## THE EXERCISE:
Say how many lines contain the string "this". Give no other output.

## WORKING DATA:
***

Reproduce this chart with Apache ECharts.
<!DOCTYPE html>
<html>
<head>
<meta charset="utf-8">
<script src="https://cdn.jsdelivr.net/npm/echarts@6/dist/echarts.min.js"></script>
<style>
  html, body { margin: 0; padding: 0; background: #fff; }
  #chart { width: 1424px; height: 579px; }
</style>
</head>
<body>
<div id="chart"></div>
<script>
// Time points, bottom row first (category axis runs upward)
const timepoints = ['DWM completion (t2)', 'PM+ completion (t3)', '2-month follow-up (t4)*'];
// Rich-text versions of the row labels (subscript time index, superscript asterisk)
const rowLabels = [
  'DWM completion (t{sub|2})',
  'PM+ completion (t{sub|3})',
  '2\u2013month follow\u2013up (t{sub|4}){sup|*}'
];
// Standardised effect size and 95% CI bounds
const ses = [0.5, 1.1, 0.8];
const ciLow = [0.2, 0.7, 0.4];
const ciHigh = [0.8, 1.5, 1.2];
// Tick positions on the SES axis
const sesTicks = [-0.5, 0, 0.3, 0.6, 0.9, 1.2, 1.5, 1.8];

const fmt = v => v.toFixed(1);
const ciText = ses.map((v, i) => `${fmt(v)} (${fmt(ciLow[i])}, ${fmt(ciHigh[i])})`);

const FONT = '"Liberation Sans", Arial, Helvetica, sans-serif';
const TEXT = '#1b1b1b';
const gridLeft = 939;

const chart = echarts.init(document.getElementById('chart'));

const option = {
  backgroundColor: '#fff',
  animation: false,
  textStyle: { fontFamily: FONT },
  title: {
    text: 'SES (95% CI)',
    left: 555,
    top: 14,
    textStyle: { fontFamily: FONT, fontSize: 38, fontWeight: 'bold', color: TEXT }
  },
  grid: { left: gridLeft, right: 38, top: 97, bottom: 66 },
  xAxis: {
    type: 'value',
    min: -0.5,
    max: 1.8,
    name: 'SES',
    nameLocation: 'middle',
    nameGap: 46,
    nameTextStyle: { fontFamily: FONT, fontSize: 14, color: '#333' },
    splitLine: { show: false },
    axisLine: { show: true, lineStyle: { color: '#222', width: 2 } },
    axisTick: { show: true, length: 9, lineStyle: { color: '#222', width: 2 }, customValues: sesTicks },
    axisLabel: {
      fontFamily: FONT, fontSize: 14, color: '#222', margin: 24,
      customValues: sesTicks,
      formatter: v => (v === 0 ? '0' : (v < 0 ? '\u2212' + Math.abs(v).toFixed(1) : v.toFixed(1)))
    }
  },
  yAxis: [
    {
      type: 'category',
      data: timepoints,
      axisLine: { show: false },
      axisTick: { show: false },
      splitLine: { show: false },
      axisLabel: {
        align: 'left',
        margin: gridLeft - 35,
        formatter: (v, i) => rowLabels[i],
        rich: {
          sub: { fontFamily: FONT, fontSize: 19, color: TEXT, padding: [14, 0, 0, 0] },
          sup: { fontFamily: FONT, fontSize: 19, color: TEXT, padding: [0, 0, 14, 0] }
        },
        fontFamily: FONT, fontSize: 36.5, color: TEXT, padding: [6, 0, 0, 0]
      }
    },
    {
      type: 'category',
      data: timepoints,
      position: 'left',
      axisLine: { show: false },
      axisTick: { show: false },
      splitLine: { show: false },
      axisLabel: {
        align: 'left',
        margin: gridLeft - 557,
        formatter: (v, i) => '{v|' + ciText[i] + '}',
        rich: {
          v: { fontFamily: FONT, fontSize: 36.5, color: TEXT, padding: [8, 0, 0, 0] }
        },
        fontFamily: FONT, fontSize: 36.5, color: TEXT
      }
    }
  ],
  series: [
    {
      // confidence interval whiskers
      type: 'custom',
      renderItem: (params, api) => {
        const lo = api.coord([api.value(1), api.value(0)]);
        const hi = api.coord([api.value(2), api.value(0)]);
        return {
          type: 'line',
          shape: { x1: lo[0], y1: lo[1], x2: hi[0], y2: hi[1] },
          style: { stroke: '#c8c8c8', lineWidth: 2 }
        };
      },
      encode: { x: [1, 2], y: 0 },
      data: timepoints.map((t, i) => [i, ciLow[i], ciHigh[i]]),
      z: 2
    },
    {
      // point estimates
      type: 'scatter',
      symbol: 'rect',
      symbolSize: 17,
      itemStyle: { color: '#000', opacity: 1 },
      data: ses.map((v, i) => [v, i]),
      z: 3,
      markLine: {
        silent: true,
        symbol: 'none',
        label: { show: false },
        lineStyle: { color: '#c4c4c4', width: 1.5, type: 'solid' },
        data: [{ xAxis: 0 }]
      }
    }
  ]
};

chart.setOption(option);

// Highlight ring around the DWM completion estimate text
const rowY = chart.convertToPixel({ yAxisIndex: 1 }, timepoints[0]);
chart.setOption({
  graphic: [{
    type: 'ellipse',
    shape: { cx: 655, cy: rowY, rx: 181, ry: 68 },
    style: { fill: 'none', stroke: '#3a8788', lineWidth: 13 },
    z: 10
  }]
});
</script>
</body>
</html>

***

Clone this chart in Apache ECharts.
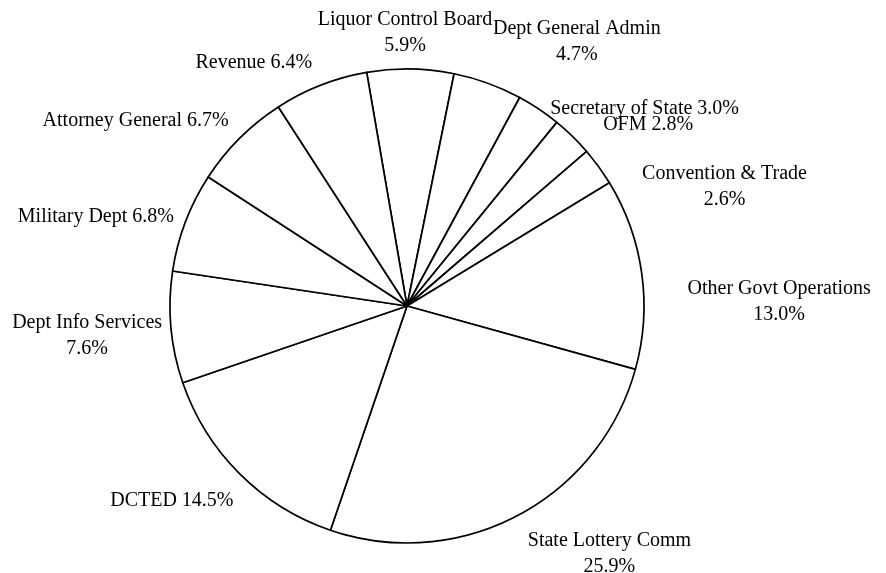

***

## EXERCISE ANSWER:
2